Letter from Zemlinsky to Schoenberg, New York, February 1940. It was the last letter written by the fatally ill Zemlinsky to Schoenberg. As he could no longer write himself, he probably dictated the letter to his wife. At the end of 1939 the couple had decided to move to California as Zemlinsky saw no hope of recovering from his illness in New York. The removal did not come about as Zemlinsky soon suffered a relapse. The opera libretto referred to is Circe based on a text by Irma Stein-Firner and Walter Firner. Zemlinsky was only able to compose a little more than one act of this opera.
Closeness and Alienation
Zemlinsky and Schönberg / II
„… it seems we do not have a common time”
Schönberg, 1927
Between 1908 and 1911 Schoenberg completed the decisive steps towards composing without a tonal foundation. Zemlinsky rejected this development and did not want to follow it but as an artist and friend he supported it. „I do not always have the same love for Schoenberg's recent works but boundless respect.” (1912) At around the same time Schoenberg went through a crisis in his private life that indirectly also affected Zemlinsky. After an affair with the painter Richard Gerstl, Mathilde Schoenberg left her husband for a short time. When the situation proved to be irreconcilable, Gerstl committed suicide at the end of 1908. We do not know how Zemlinsky behaved towards his sister and his brother-in-law but the situation certainly tested the friendship between the two composers who lived until 1909 in the same house in the Liechtensteinstrasse in the 9th district.
Even after Zemlinsky had left for Prague, he and Schoenberg at first remained close. They maintained a lively correspondence, met in the summer holidays and continued their commitment for new music in the Association for Private Performances in Prague, of which Schoenberg had been appointed honorary president in 1922. Zemlinsky emphatically supported the performance of Schoenberg's works and created opportunities for him to conduct. For his part Schoenberg arranged performances of Zemlinsky's works in Vienna. The two had a difference of opinion when Zemlinsky suggested to his friend an abridged version of Pelleas und Mélisande. In Schoenberg's „absolute” understanding of art a work that had once been completed was untouchable; for the more practically minded Zemlinsky it was a matter of how effective the performance would be.
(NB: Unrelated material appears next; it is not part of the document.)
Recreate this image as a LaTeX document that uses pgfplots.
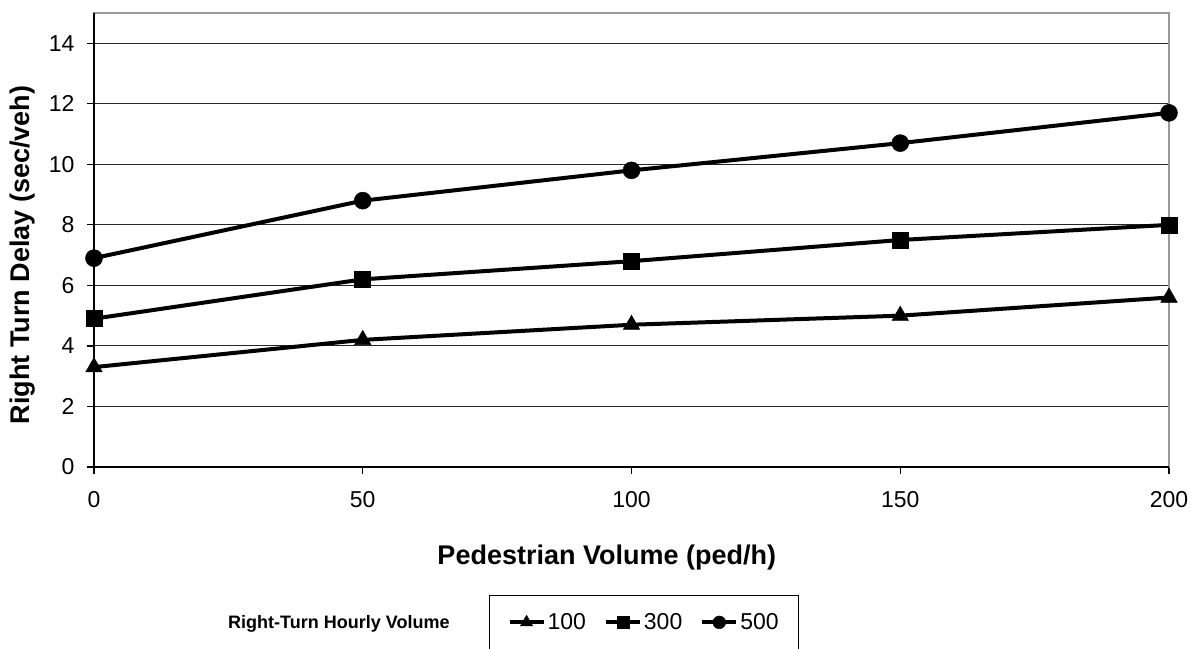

Mathilde died in 1924. Schoenberg married again only a few months later, a fact that led to a serious upset in his friendship with Zemlinsky. Artistically their paths also separated increasingly: Zemlinsky was very sceptical about Schoenberg's twelve note technique. It was not until they were both in exile in America that the two composers were again able to speak together on a warm and friendly basis. Nevertheless they only met once more when Schoenberg visited Zemlinsky who was already fatally ill in December 1940 in New York.